• _Task to complete_:
Carry none of the pictures over; write out the complete data exactly.

• _Recorded information_:
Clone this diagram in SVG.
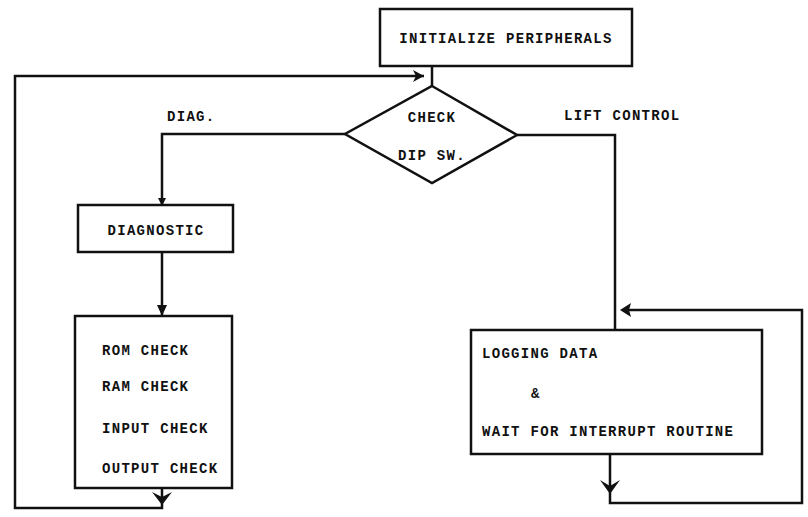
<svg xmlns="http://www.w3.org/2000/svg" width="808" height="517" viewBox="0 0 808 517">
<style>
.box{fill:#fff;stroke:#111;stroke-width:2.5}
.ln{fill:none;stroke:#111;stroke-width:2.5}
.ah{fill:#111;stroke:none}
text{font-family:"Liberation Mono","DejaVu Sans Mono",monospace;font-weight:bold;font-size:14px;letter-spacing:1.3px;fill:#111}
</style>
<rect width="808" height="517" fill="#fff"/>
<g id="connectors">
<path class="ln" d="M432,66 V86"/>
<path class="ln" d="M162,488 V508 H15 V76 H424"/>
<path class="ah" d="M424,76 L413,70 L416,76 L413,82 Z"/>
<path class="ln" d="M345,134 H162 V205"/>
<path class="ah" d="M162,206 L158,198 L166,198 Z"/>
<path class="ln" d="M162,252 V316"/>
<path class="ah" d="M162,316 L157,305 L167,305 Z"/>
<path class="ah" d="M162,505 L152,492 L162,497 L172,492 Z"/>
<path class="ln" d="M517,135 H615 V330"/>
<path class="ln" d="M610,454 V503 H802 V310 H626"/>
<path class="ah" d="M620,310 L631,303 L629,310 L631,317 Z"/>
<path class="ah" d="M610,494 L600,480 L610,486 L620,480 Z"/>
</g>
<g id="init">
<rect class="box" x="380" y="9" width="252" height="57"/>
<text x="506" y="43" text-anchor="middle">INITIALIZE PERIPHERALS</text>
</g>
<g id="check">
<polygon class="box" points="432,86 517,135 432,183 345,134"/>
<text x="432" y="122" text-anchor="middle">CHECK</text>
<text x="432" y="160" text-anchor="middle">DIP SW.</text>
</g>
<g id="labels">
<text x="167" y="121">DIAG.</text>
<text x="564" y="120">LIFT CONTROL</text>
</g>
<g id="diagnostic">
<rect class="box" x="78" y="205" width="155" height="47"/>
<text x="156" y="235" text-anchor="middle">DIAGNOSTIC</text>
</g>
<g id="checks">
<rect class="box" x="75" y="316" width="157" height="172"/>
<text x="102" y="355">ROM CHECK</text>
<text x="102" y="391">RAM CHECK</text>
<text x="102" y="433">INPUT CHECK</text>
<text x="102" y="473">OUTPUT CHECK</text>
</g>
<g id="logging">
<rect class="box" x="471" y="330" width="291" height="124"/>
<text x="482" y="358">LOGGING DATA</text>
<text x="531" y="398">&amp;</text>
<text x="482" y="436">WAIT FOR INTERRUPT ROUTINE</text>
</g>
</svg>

• _Result for this exercise_:
Clone this diagram in SVG.
<svg xmlns="http://www.w3.org/2000/svg" width="808" height="517" viewBox="0 0 808 517">
<style>
.box{fill:#fff;stroke:#111;stroke-width:2.5}
.ln{fill:none;stroke:#111;stroke-width:2.5}
.ah{fill:#111;stroke:none}
text{font-family:"Liberation Mono","DejaVu Sans Mono",monospace;font-weight:bold;font-size:14px;letter-spacing:1.3px;fill:#111}
</style>
<rect width="808" height="517" fill="#fff"/>
<g id="connectors">
<path class="ln" d="M432,66 V86"/>
<path class="ln" d="M162,488 V508 H15 V76 H424"/>
<path class="ah" d="M424,76 L413,70 L416,76 L413,82 Z"/>
<path class="ln" d="M345,134 H162 V205"/>
<path class="ah" d="M162,206 L158,198 L166,198 Z"/>
<path class="ln" d="M162,252 V316"/>
<path class="ah" d="M162,316 L157,305 L167,305 Z"/>
<path class="ah" d="M162,505 L152,492 L162,497 L172,492 Z"/>
<path class="ln" d="M517,135 H615 V330"/>
<path class="ln" d="M610,454 V503 H802 V310 H626"/>
<path class="ah" d="M620,310 L631,303 L629,310 L631,317 Z"/>
<path class="ah" d="M610,494 L600,480 L610,486 L620,480 Z"/>
</g>
<g id="init">
<rect class="box" x="380" y="9" width="252" height="57"/>
<text x="506" y="43" text-anchor="middle">INITIALIZE PERIPHERALS</text>
</g>
<g id="check">
<polygon class="box" points="432,86 517,135 432,183 345,134"/>
<text x="432" y="122" text-anchor="middle">CHECK</text>
<text x="432" y="160" text-anchor="middle">DIP SW.</text>
</g>
<g id="labels">
<text x="167" y="121">DIAG.</text>
<text x="564" y="120">LIFT CONTROL</text>
</g>
<g id="diagnostic">
<rect class="box" x="78" y="205" width="155" height="47"/>
<text x="156" y="235" text-anchor="middle">DIAGNOSTIC</text>
</g>
<g id="checks">
<rect class="box" x="75" y="316" width="157" height="172"/>
<text x="102" y="355">ROM CHECK</text>
<text x="102" y="391">RAM CHECK</text>
<text x="102" y="433">INPUT CHECK</text>
<text x="102" y="473">OUTPUT CHECK</text>
</g>
<g id="logging">
<rect class="box" x="471" y="330" width="291" height="124"/>
<text x="482" y="358">LOGGING DATA</text>
<text x="531" y="398">&amp;</text>
<text x="482" y="436">WAIT FOR INTERRUPT ROUTINE</text>
</g>
</svg>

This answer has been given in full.